A seven-day winning streak for Palantir Technologies came to an abrupt halt this week after a report surfaced detailing Democratic Party efforts to specifically target the data analytics firm's government contracts. The selloff underscores just how exposed Palantir remains to the political winds in Washington — a vulnerability that investors appeared willing to overlook during the rally, until they couldn't.

The report, which circulated in early July 2026, outlined a coordinated Democratic push to scrutinize and potentially roll back the lucrative federal agreements that form the backbone of Palantir's revenue model. For a company whose business depends heavily on contracts with defense agencies, intelligence communities, and federal departments, the prospect of organized political opposition to those relationships is not a peripheral risk — it is an existential one.

Palantir has long occupied an unusual position in the technology landscape. Its platforms, including Gotham and Foundry, power some of the most sensitive data operations run by the United States government. That deep integration with federal infrastructure has made the company a darling among investors betting on the intersection of artificial intelligence and national security spending. It has also made it a lightning rod for critics who argue the company's tools enable surveillance overreach and data aggregation at a scale that raises serious civil liberties concerns.

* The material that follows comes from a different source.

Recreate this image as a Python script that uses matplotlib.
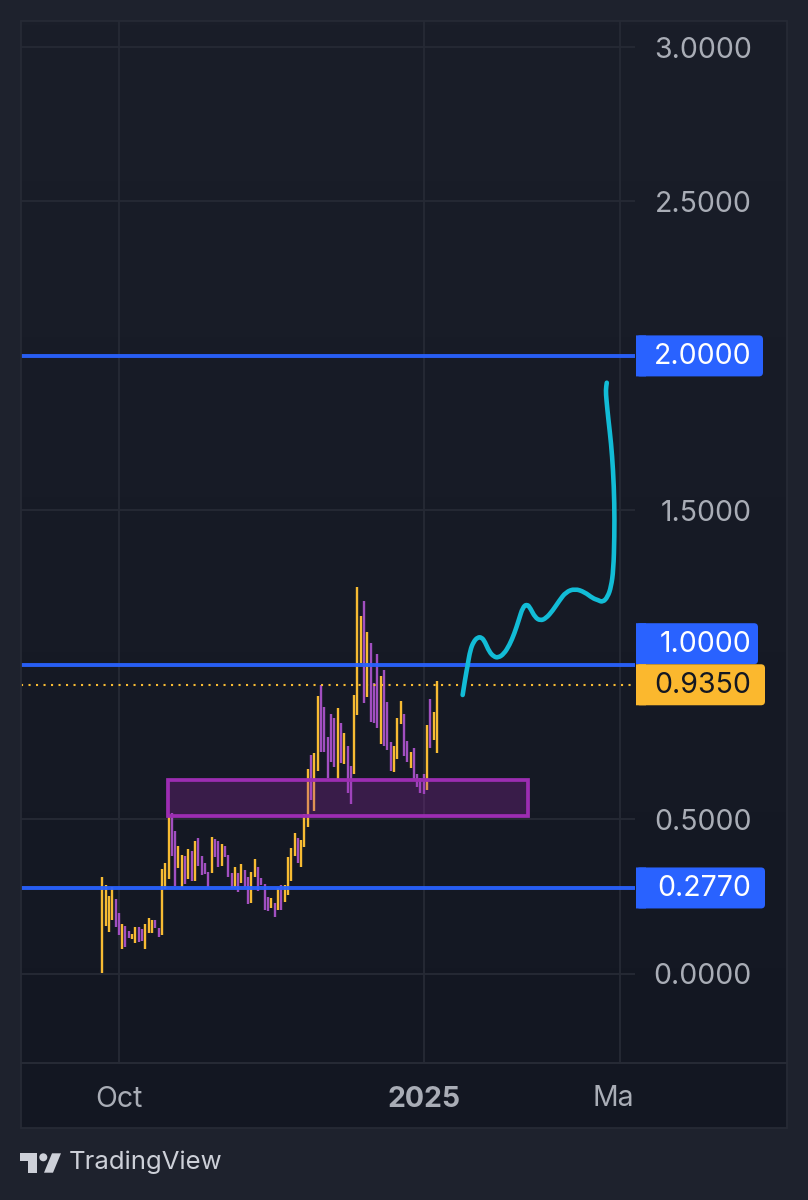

Democratic lawmakers and advocacy-aligned political figures have grown increasingly vocal about the federal government's reliance on private contractors for intelligence-adjacent work. Palantir, with its high public profile and visible ties to figures associated with the current political establishment, has become a focal point of that broader critique. The report that triggered the stock's decline suggests those concerns are moving from rhetorical opposition into something more operationally meaningful — a systematic effort to identify contract vulnerabilities and apply pressure at the procurement level.

The timing matters. Palantir had spent seven consecutive sessions building gains, suggesting that bulls had found fresh conviction — whether from earnings momentum, new contract announcements, or the general enthusiasm surrounding artificial intelligence infrastructure plays. A single report about political targeting was enough to unwind that momentum, which itself tells a story about how much of the stock's recent valuation is built on assumptions about stable or growing government revenue. Shake those assumptions, even modestly, and the repricing is swift.

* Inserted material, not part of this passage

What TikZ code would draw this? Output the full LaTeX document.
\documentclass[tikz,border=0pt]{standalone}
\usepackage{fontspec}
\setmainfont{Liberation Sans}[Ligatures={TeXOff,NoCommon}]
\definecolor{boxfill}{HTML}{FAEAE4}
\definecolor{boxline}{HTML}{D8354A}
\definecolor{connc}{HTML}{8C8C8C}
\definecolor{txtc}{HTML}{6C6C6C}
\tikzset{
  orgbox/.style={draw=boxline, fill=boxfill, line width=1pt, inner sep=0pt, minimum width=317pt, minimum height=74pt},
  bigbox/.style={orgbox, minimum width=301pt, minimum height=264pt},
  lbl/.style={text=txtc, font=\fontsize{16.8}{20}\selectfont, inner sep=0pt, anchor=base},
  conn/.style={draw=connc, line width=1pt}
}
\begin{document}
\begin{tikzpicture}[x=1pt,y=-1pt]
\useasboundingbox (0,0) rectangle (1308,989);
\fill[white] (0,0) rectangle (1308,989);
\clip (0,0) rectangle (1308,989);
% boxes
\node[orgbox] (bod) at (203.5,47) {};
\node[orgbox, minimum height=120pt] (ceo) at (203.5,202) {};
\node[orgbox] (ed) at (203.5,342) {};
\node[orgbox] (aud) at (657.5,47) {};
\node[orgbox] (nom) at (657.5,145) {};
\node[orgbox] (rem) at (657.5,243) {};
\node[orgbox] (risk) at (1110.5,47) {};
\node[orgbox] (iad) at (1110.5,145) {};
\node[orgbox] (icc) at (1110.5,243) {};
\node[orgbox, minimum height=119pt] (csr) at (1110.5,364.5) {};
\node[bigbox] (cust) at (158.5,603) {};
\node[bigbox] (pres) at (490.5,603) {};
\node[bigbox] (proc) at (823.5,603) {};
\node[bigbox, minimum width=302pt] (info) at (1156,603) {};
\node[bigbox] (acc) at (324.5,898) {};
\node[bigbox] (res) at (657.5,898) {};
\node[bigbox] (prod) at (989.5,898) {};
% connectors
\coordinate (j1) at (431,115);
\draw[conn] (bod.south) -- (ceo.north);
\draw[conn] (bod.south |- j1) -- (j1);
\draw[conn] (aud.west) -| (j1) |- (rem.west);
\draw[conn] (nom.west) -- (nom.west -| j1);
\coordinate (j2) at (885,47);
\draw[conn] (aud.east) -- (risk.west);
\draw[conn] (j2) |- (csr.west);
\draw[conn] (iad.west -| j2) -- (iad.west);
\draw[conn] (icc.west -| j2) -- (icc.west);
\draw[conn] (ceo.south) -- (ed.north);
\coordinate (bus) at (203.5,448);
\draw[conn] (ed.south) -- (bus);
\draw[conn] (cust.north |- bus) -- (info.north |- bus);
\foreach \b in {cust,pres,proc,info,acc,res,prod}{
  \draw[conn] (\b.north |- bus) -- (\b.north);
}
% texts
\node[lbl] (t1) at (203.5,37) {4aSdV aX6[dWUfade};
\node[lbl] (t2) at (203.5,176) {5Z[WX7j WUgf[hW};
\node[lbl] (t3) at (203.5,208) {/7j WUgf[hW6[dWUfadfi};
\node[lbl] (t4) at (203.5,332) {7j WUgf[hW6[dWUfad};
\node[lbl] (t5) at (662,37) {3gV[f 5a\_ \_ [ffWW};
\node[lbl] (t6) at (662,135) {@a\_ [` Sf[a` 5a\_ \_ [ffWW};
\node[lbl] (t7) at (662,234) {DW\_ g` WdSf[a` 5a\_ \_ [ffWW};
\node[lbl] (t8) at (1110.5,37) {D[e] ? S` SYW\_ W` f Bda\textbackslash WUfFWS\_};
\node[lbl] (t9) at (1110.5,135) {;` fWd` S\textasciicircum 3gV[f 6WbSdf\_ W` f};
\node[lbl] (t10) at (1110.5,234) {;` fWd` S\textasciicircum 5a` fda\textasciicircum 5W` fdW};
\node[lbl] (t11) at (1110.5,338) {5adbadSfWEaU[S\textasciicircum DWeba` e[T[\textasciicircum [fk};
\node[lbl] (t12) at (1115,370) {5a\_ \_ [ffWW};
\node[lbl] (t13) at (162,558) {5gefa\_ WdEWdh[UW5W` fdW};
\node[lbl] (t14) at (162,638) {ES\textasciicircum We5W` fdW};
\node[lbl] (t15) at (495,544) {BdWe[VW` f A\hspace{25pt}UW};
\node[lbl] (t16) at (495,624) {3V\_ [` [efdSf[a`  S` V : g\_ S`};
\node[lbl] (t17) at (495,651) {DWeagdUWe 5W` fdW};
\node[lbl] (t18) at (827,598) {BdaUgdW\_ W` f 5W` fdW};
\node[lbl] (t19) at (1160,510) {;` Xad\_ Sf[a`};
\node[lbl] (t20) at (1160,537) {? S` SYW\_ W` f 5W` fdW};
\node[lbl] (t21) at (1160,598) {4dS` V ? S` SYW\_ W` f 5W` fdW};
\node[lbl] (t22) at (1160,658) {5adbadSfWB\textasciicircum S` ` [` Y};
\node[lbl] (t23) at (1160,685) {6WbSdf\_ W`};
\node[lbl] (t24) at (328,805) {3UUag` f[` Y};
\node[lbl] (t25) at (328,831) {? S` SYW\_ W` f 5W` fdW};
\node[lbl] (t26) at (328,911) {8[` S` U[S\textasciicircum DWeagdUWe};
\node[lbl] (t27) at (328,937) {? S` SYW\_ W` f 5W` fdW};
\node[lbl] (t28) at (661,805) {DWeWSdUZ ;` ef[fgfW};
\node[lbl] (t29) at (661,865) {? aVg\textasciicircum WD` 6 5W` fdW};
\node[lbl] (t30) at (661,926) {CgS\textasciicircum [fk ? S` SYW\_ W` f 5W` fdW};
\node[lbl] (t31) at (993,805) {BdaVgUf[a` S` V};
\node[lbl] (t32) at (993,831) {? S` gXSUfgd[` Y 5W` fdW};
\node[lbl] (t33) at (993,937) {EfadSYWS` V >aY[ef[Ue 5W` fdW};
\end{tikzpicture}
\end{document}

For investors in the digital assets and blockchain infrastructure space who track Palantir as a proxy for institutional data infrastructure sentiment, this episode is instructive. Many of the macro themes driving interest in blockchain-based data integrity solutions — decentralization of sensitive records, resistance to centralized political interference, sovereign-grade data management — are precisely the vulnerabilities that Palantir's government-contract model exposes. A company whose revenue depends on the continued goodwill of whichever political coalition controls the federal budget is structurally different from infrastructure that operates outside those procurement cycles.

That is not to dismiss Palantir's technical capabilities or its genuine position at the frontier of AI-driven analytics. The company has proven its ability to land and expand contracts across multiple administrations, and it has made deliberate moves to grow its commercial revenue base, partly as a hedge against exactly this kind of political exposure. But commercial diversification takes time, and in the near term, government contracts remain the dominant engine of the business. Any credible threat to that engine — whether from partisan opposition, procurement reform, or competitive displacement — deserves serious weight in any valuation model.

The broader question raised by this episode is whether the current premium attached to government-contract technology companies can survive a sustained period of political contestation over federal spending priorities. As Washington debates budget allocations, defense appropriations, and the ethics of AI-powered government surveillance, companies like Palantir will find themselves caught not just in market cycles but in political ones. The slide that ended the seven-day rally may prove to be a one-session blip. Or it may be the first indication that the political risk premium embedded in Palantir's share price has been systematically underpriced.